If I make this type of mini-cake again, I’ll try a different recipe, and use a dark chocolate frosting on the sides, since the fluffy chocolate frosting was a bit too sweet in combination with the coconut pecan frosting.

***

This time of year always kills me. After all that’s gone on this month – birthdays, family events, Halloween, fascination with chocolate plus massive deadlines at my daytime job and haphazard meals on the run, my eating habits have taken a dive. Once Halloween is over, it’s time to get back on track.

So, I’m going to take a little break from blogging and social media for a bit to cool off my brain circuits and get some rest. But never fear, I’ll be back.

A piece of cake

With one party down and one to go, I was all charged up to bake again on Sunday morning.

First off was the white frosting for the cupcakes. The frosting I used on the cupcakes comes from the Magnolia Bakery Cookbook. In that cookbook, it’s used for the Coconut Layer Cake (which, by the way, is completely decadent and delicious).

I used it for the cupcakes because this frosting is just gorgeous, with a satiny gloss and luscious curves. The perfect backdrop for Halloween-themed cupcakes -it’s Casper gone uptown.

This frosting is best made and eaten the same day – it starts to break down after several hours. Still, while it’s at its peak, it is a glorious, marshmallow-y confection.

White Frosting
From the Magnolia Bakery Cookbook


Ingredients:
3 egg whites
1 1/2 tsp. vanilla extract
1/2 cup cold water
1 1/2 cups sugar
1/4 plus 1/8 tsp. cream of tartar

First, some notes on the eggs. This cookbook notes that eggs beat up better when at room temperature, so take them out of the fridge about an hour before making the recipe.

For me, simpler is better when it comes to tools for baking. You can buy an egg separator gadget, but really, the easiest thing is to break the egg and let the whites run through your fingers into the mixing bowl. Take care not to let the yolk break at all.

Combine the egg whites and vanilla in your mixing bowl and let them sit while you prepare a sugar mixture on the stovetop.

In a saucepan, stir together the sugar, water and cream of tartar

and heat on a medium-high setting until it comes to a rolling boil (the liquid will turn from opaque to translucent at this point); remove it immediately from the heat.


Beat the egg whites and vanilla with a mixer on a medium-high setting until foamy, about 1 minute. Then, gradually pour in the sugar mixture in a thin, steady stream while continuing to beat the egg whites.

Once you’ve added all of the sugar liquid, continue beating the mixture on medium-high

until stiff peaks form but the frosting still appears moist and shiny (this’ll take about 5 minutes)

Frost your cake or cupcakes immediately.


Now for a few Halloween sprinkles to see what it’ll look like when the kids decorate them at the party. Nice! That’ll do.

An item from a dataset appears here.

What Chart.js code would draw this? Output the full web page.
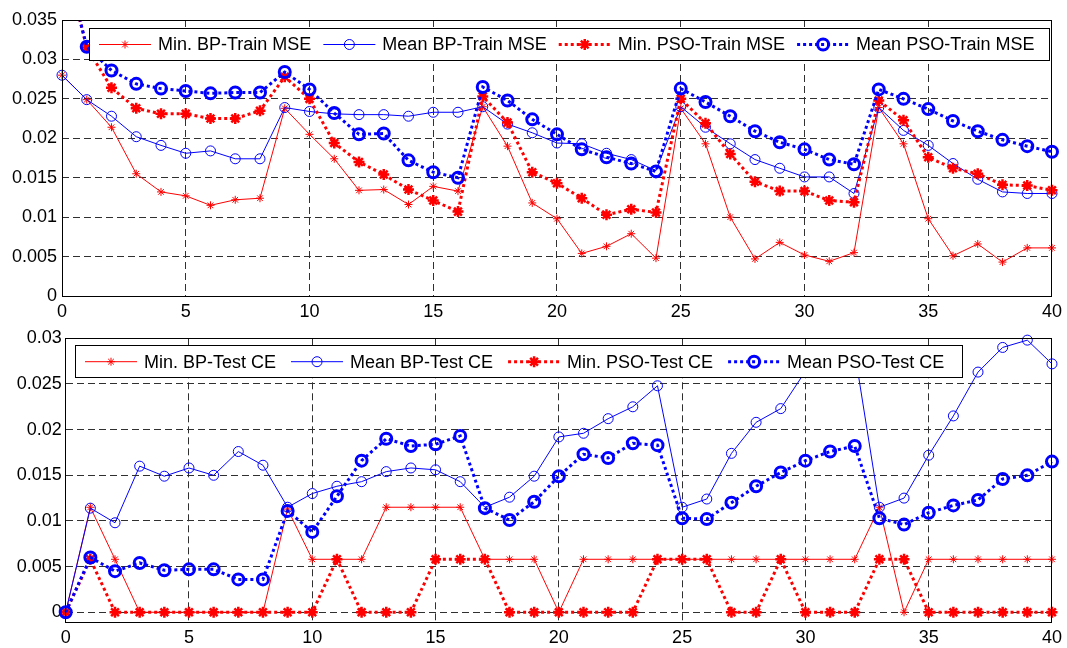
<!DOCTYPE html>
<html>
<head>
<meta charset="utf-8">
<title>BP vs PSO training</title>
<script src="https://cdn.jsdelivr.net/npm/chart.js@4.4.1/dist/chart.umd.min.js"></script>
<style>
  html, body { margin: 0; padding: 0; background: #fff; }
  canvas { position: absolute; left: 0; }
  #trainChart { top: 0; }
  #testChart { top: 322px; }
</style>
</head>
<body>
<canvas id="trainChart" width="1067" height="322"></canvas>
<canvas id="testChart" width="1067" height="326"></canvas>
<script>
// x axis: iterations 0..40
const epochs = [0, 1, 2, 3, 4, 5, 6, 7, 8, 9, 10, 11, 12, 13, 14, 15, 16, 17, 18, 19, 20,
  21, 22, 23, 24, 25, 26, 27, 28, 29, 30, 31, 32, 33, 34, 35, 36, 37, 38, 39, 40];
const xTickValues = [0, 5, 10, 15, 20, 25, 30, 35, 40];
const xTickLabels = ['0', '5', '10', '15', '20', '25', '30', '35', '40'];

const trainTickValues = [0, 0.005, 0.01, 0.015, 0.02, 0.025, 0.03, 0.035];
const trainTickLabels = ['0', '0.005', '0.01', '0.015', '0.02', '0.025', '0.03', '0.035'];
const testTickValues = [0, 0.005, 0.01, 0.015, 0.02, 0.025, 0.03];
const testTickLabels = ['0', '0.005', '0.01', '0.015', '0.02', '0.025', '0.03'];

const trainNames = ['Min. BP-Train MSE', 'Mean BP-Train MSE', 'Min. PSO-Train MSE', 'Mean PSO-Train MSE'];
const testNames = ['Min. BP-Test CE', 'Mean BP-Test CE', 'Min. PSO-Test CE', 'Mean PSO-Test CE'];

// top panel: training MSE
const minBpTrain = [0.0280, 0.0249, 0.0214, 0.0155, 0.0132, 0.0127, 0.0115, 0.0122, 0.0124, 0.0238,
  0.0205, 0.0174, 0.0134, 0.0135, 0.0116, 0.0139, 0.0133, 0.0240, 0.0190, 0.0118,
  0.0098, 0.0054, 0.0063, 0.0079, 0.0048, 0.0238, 0.0193, 0.0100, 0.0047, 0.0068,
  0.0052, 0.0044, 0.0055, 0.0239, 0.0193, 0.0098, 0.0051, 0.0066, 0.0043, 0.0061, 0.0061];
const meanBpTrain = [0.0280, 0.0249, 0.0228, 0.0202, 0.0191, 0.0181, 0.0184, 0.0174, 0.0174, 0.0239,
  0.0234, 0.0231, 0.0230, 0.0230, 0.0228, 0.0233, 0.0233, 0.0240, 0.0218, 0.0207,
  0.0194, 0.0193, 0.0181, 0.0173, 0.0159, 0.0240, 0.0214, 0.0193, 0.0173, 0.0162,
  0.0151, 0.0151, 0.0130, 0.0239, 0.0210, 0.0191, 0.0168, 0.0148, 0.0132, 0.0130, 0.0130];
const minPsoTrain = [0.0440, 0.0315, 0.0264, 0.0238, 0.0231, 0.0231, 0.0225, 0.0225, 0.0235, 0.0278,
  0.0250, 0.0194, 0.0170, 0.0154, 0.0135, 0.0121, 0.0107, 0.0253, 0.0220, 0.0157,
  0.0143, 0.0124, 0.0103, 0.0110, 0.0106, 0.0250, 0.0219, 0.0180, 0.0145, 0.0133,
  0.0133, 0.0121, 0.0119, 0.0248, 0.0223, 0.0176, 0.0162, 0.0155, 0.0141, 0.0140, 0.0134];
const meanPsoTrain = [0.0440, 0.0316, 0.0286, 0.0269, 0.0263, 0.0260, 0.0257, 0.0258, 0.0258, 0.0284,
  0.0262, 0.0232, 0.0205, 0.0206, 0.0172, 0.0157, 0.0150, 0.0265, 0.0248, 0.0224,
  0.0205, 0.0186, 0.0176, 0.0168, 0.0158, 0.0263, 0.0246, 0.0228, 0.0209, 0.0195,
  0.0186, 0.0173, 0.0167, 0.0262, 0.0250, 0.0237, 0.0222, 0.0209, 0.0198, 0.0190, 0.0183];

// bottom panel: test CE
const minBpTest = [0, 0.0115, 0.0058, 0, 0, 0, 0, 0, 0, 0.0113,
  0.0058, 0.0058, 0.0058, 0.0115, 0.0115, 0.0115, 0.0115, 0.0058, 0.0058, 0.0058,
  0, 0.0058, 0.0058, 0.0058, 0.0058, 0.0058, 0.0058, 0.0058, 0.0058, 0.0058,
  0.0058, 0.0058, 0.0058, 0.0115, 0, 0.0058, 0.0058, 0.0058, 0.0058, 0.0058, 0.0058];
const meanBpTest = [0, 0.0114, 0.0098, 0.0160, 0.0149, 0.0158, 0.0150, 0.0176, 0.0161, 0.0115,
  0.0130, 0.0138, 0.0143, 0.0154, 0.0158, 0.0156, 0.0143, 0.0115, 0.0126, 0.0149,
  0.0192, 0.0196, 0.0212, 0.0225, 0.0248, 0.0115, 0.0124, 0.0174, 0.0208, 0.0223,
  0.0264, 0.0276, 0.0285, 0.0115, 0.0125, 0.0172, 0.0215, 0.0263, 0.0290, 0.0298, 0.0272];
const minPsoTest = [0, 0.0058, 0, 0, 0, 0, 0, 0, 0, 0,
  0, 0.0058, 0, 0, 0, 0.0058, 0.0058, 0.0058, 0, 0,
  0, 0, 0, 0, 0.0058, 0.0058, 0.0058, 0, 0, 0.0058,
  0, 0, 0, 0.0058, 0.0058, 0, 0, 0, 0, 0, 0];
const meanPsoTest = [0, 0.0060, 0.0045, 0.0054, 0.0046, 0.0047, 0.0047, 0.0036, 0.0036, 0.0111,
  0.0088, 0.0127, 0.0166, 0.0190, 0.0182, 0.0184, 0.0193, 0.0114, 0.0101, 0.0121,
  0.0149, 0.0173, 0.0169, 0.0185, 0.0183, 0.0103, 0.0102, 0.0120, 0.0138, 0.0153,
  0.0166, 0.0176, 0.0182, 0.0103, 0.0096, 0.0109, 0.0117, 0.0123, 0.0146, 0.0150, 0.0165];

Chart.defaults.font.family = '"Liberation Sans", Arial, sans-serif';
Chart.defaults.font.size = 18;
Chart.defaults.color = '#000';

const RED = '#ff0000';
const BLUE = '#0000ff';
const NONE = 'rgba(0,0,0,0)';

function buildDatasets(names, minBp, meanBp, minPso, meanPso) {
  return [
    { label: names[0], data: minBp, borderColor: RED, borderWidth: 1,
      pointStyle: 'star', pointRadius: 4, pointBorderWidth: 1,
      pointBorderColor: RED, pointBackgroundColor: RED, order: 4 },
    { label: names[1], data: meanBp, borderColor: BLUE, borderWidth: 1,
      pointStyle: 'circle', pointRadius: 5, pointBorderWidth: 1,
      pointBorderColor: BLUE, pointBackgroundColor: NONE, order: 3 },
    { label: names[2], data: minPso, borderColor: RED, borderWidth: 3, borderDash: [3, 3],
      pointStyle: 'star', pointRadius: 5.5, pointBorderWidth: 2.5,
      pointBorderColor: RED, pointBackgroundColor: RED, order: 2 },
    { label: names[3], data: meanPso, borderColor: BLUE, borderWidth: 3, borderDash: [3, 3],
      pointStyle: 'circle', pointRadius: 5.5, pointBorderWidth: 3,
      pointBorderColor: BLUE, pointBackgroundColor: NONE, order: 1 },
  ];
}

// legend box drawn over the lines (MATLAB style), then the axes frame
const matlabBox = {
  id: 'matlabBox',
  afterDatasetsDraw(chart, args, opts) {
    const { ctx, chartArea } = chart;
    const align = (p) => Math.round(p - 0.5) + 0.5;
    const left = chartArea.left + opts.left;
    const top = chartArea.top + opts.top;
    const mid = top + opts.height / 2;

    ctx.save();
    ctx.fillStyle = '#fff';
    ctx.fillRect(left, top, opts.width, opts.height);
    ctx.strokeStyle = '#000';
    ctx.lineWidth = 1;
    ctx.strokeRect(align(left), align(top), Math.round(opts.width), Math.round(opts.height));

    ctx.font = '18px "Liberation Sans", Arial, sans-serif';
    ctx.textBaseline = 'middle';
    let x = left + 10;
    chart.data.datasets.forEach((ds) => {
      ctx.strokeStyle = ds.borderColor;
      ctx.lineWidth = ds.borderWidth;
      ctx.setLineDash(ds.borderDash || []);
      ctx.beginPath();
      ctx.moveTo(x, mid);
      ctx.lineTo(x + 52, mid);
      ctx.stroke();
      ctx.setLineDash([]);
      ctx.lineWidth = ds.pointBorderWidth;
      ctx.fillStyle = ds.pointBackgroundColor;
      Chart.helpers.drawPoint(ctx, {
        pointStyle: ds.pointStyle, radius: ds.pointRadius,
        borderWidth: ds.pointBorderWidth, rotation: 0,
      }, x + 26, mid);
      ctx.fillStyle = '#000';
      ctx.fillText(ds.label, x + 59, mid + 1);
      x += 59 + ctx.measureText(ds.label).width + opts.gap;
    });

    ctx.strokeStyle = '#000';
    ctx.lineWidth = 1;
    const l = align(chartArea.left), t = align(chartArea.top);
    ctx.strokeRect(l, t, align(chartArea.right) - l, align(chartArea.bottom) - t);
    ctx.restore();
  },
};

function makeChart(id, datasets, cfg) {
  const ctx = document.getElementById(id).getContext('2d');
  return new Chart(ctx, {
    type: 'line',
    data: { labels: epochs, datasets },
    options: {
      responsive: false,
      animation: false,
      events: [],
      layout: { padding: cfg.padding },
      elements: { line: { tension: 0, fill: false } },
      datasets: { line: { clip: cfg.clip } },
      scales: {
        x: {
          type: 'linear', min: 0, max: 40,
          afterBuildTicks: (s) => { s.ticks = xTickValues.map((value) => ({ value })); },
          afterFit: (s) => { s.height = cfg.xHeight; },
          ticks: { autoSkip: false, maxRotation: 0, padding: 5,
            callback: (v, i) => xTickLabels[i] },
          grid: { color: '#303030', lineWidth: 1, drawTicks: false },
          border: { display: false, dash: [7, 4] },
        },
        y: {
          min: cfg.yMin, max: cfg.yMax,
          afterBuildTicks: (s) => { s.ticks = cfg.yTicks.map((value) => ({ value })); },
          afterFit: (s) => { s.width = cfg.yWidth; },
          ticks: { autoSkip: false, padding: cfg.yPad,
            callback: (v, i) => cfg.yLabels[i] },
          grid: { color: '#303030', lineWidth: 1, drawTicks: false },
          border: { display: false, dash: [7, 4] },
        },
      },
      plugins: {
        legend: { display: false },
        tooltip: { enabled: false },
        matlabBox: cfg.box,
      },
    },
    plugins: [matlabBox],
  });
}

makeChart('trainChart', buildDatasets(trainNames, minBpTrain, meanBpTrain, minPsoTrain, meanPsoTrain), {
  padding: { top: 20, right: 10.5, bottom: 0, left: 0 },
  xHeight: 26, yWidth: 62, yPad: 5,
  yMin: 0, yMax: 0.035, yTicks: trainTickValues, yLabels: trainTickLabels,
  clip: { left: 8, right: 8, top: 0, bottom: 8 },
  box: { left: 27, top: 8.3, width: 960, height: 32.4, gap: 12 },
});

makeChart('testChart', buildDatasets(testNames, minBpTest, meanBpTest, minPsoTest, meanPsoTest), {
  padding: { top: 16.3, right: 11.3, bottom: 0, left: 0 },
  xHeight: 25.7, yWidth: 65.7, yPad: 4,
  yMin: -0.0011, yMax: 0.03, yTicks: testTickValues, yLabels: testTickLabels,
  clip: { left: 8, right: 8, top: 8, bottom: 8 },
  box: { left: 9.3, top: 7.4, width: 887, height: 32, gap: 15 },
});
</script>
</body>
</html>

After the cupcakes were frosted, I set about making the mini-cakes for each of the kids (at the party, these were for the kids to blow out candles, then the parents ate the cakes, while the kids ate the cupcakes {lest you think I let them each eat a whole cake by themselves :) } ).

For the kids cakes, I baked the Baby Cakes recipe which appears in the cookbook, Birthday Cakes: Recipes and Memories from Celebrated Bakers. This is a two-layer cake baked in 6 inch cake pans. You can find 6 inch pans at specialty cooking stores or online.

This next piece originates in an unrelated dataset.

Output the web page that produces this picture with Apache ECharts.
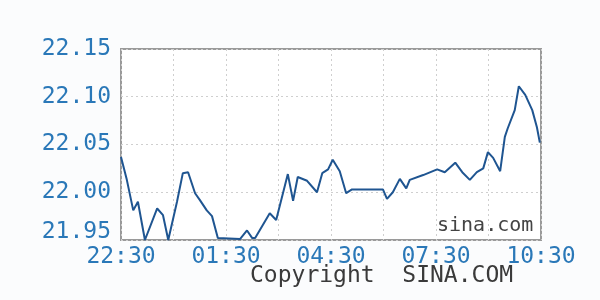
<!DOCTYPE html>
<html>
<head>
<meta charset="utf-8">
<script src="https://cdn.jsdelivr.net/npm/echarts@6/dist/echarts.min.js"></script>
<style>
html,body{margin:0;padding:0;background:#fbfcfd;}
#c{width:600px;height:300px;}
</style>
</head>
<body>
<div id="c"></div>
<script>
// Session runs from 22:30 to 10:30 (minutes counted from 22:30)
var startTime = '22:30';
var times = ['22:30','22:40','22:51','22:59','23:11','23:32','23:42','23:51','00:06','00:16','00:25','00:37','00:45','00:57','01:06','01:16','01:54','02:06','02:15','02:20','02:45','02:56','03:16','03:25','03:33','03:49','04:06','04:15','04:25','04:33','04:45','04:56','05:06','05:59','06:06','06:16','06:28','06:39','06:45','07:08','07:32','07:45','08:03','08:15','08:28','08:40','08:51','08:59','09:08','09:20','09:28','09:33','09:45','09:52','10:03','10:15','10:23','10:28'];
var prices = [22.037,22.013,21.981,21.990,21.950,21.983,21.976,21.950,21.990,22.020,22.021,21.999,21.992,21.981,21.975,21.952,21.951,21.960,21.952,21.952,21.978,21.971,22.019,21.991,22.016,22.012,22.000,22.020,22.024,22.034,22.022,21.999,22.003,22.003,21.993,22.000,22.014,22.004,22.013,22.018,22.024,22.021,22.031,22.021,22.013,22.021,22.025,22.042,22.036,22.022,22.058,22.067,22.086,22.111,22.102,22.086,22.068,22.052];
var xTickLabels = ['22:30','01:30','04:30','07:30','10:30'];
var yTickLabels = ['21.95','22.00','22.05','22.10','22.15'];

function toMin(t){
  var p = t.split(':'), s = startTime.split(':');
  var m = (+p[0]*60 + +p[1]) - (+s[0]*60 + +s[1]);
  if (m < 0) m += 1440;
  return m;
}
var data = times.map(function(t,i){ return [toMin(t), prices[i]]; });
var xTicksMin = xTickLabels.map(toMin);

var chart = echarts.init(document.getElementById('c'), null, {renderer:'canvas'});
var mono = 'DejaVu Sans Mono';
chart.setOption({
  backgroundColor: '#fbfcfd',
  animation: false,
  grid: {left:121, right:59, top:49, bottom:60, show:true, backgroundColor:'#ffffff', borderColor:'#9a9a9a', borderWidth:2},
  xAxis: {
    type:'value', min:0, max:720, interval:90,
    axisLine:{show:false}, axisTick:{show:false},
    splitLine:{show:true, lineStyle:{color:'#cfcfcf', type:[2,3], width:1}},
    axisLabel:{
      margin:6, fontFamily:mono, fontSize:23, color:'#2a78b8',
      formatter:function(v){
        var i = xTicksMin.indexOf(Math.round(v));
        return i >= 0 && (Math.round(v) % 180 === 0) ? xTickLabels[i] : '';
      }
    }
  },
  yAxis: {
    type:'value', min:21.95, max:22.15, interval:0.05,
    axisLine:{show:false}, axisTick:{show:false},
    splitLine:{show:true, lineStyle:{color:'#cfcfcf', type:[2,3], width:1}},
    axisLabel:{
      margin:10, fontFamily:mono, fontSize:23, color:'#2a78b8',
      formatter:function(v){
        var s = v.toFixed(2);
        if (yTickLabels.indexOf(s) < 0) return '';
        return s === yTickLabels[0] ? '{lo|' + s + '}' : s;
      },
      rich:{lo:{fontFamily:mono, fontSize:23, color:'#2a78b8', padding:[0,0,16,0]}}
    }
  },
  graphic: [
    {type:'text', left:437, top:216, style:{text:'sina.com', font:'20px "DejaVu Sans Mono"', fill:'#444444'}, z:10},
    {type:'text', left:250, top:265, style:{text:'Copyright  SINA.COM', font:'23px "DejaVu Sans Mono"', fill:'#3a3a3a'}}
  ],
  series: [{
    type:'line', data:data, showSymbol:false, smooth:false,
    lineStyle:{color:'#1f5591', width:2}
  }]
});
</script>
</body>
</html>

I love this recipe, because the size is so cute, plus it’s nice for serving a small number of people, or small people, or both.

I wish I could find more recipes tailored specifically for this size of cake, because it’s perfect to accompany a family meal or intimate dinner party. Alas, this is the only one I’ve found. When I’ve wanted other flavors, I’ve resorted to using box mixes and just guess how much to fill the pan, with sometimes freakish results as seen in my previous post.

Oh, I know I could probably scale down scratch recipes to fit these pans, but that would require using math, wouldn’t it?

Anyway, on to the recipe:

Baby Cakes
A Flo Braker recipe from Birthday Cakes: Recipes and Memories from Celebrated Bakers


Ingredients:
1 cup cake flour
1/2 tsp. baking powder
1/8 tsp. salt
3/4 cup unsalted butter (1 1/2 sticks) at room temperature
1 cup granulated sugar
3 large eggs
1 tsp. vanilla extract

Preheat oven to 350 degrees, with the oven rack in the lower third of the oven, and butter and flour the cake pans. Sift the flour with the baking powder and salt.

Cream the butter with a mixer on medium speed until it’s soft and creamy. Add the sugar and beat until fluffy. Then, beat in the eggs one by one. Add the vanilla, then shift the speed to low and add the dry ingredients, mixing until blended.

Divide the batter among the two cake pans and bake for about 30 minutes until a toothpick inserted in comes out clean. Let cool for about 10 minutes in the pan, then remove from pans and cook completely on a wire rack. Frost when cool.

***

I made the Fluffy Chocolate Frosting recipe yet again from the Chocolate Cake Mix Doctor cookbook, this time convinced that using the stand mixer with its oomph-atic power would be just the trick to make the frosting fluffy.

What’s that saying about insanity? The definition of insanity is doing the same thing over and over again and expecting different results?

Well, I mixed…

and mixed….

and still it was no fluffier than the previous day. In fact, it was worse. Very, very runny.

Screw it, it will have to do.

And it did do; it was fine, along with the cupcakes.

Because, really, in the end, who cares about baking perfection? All you need is to please the ones you love.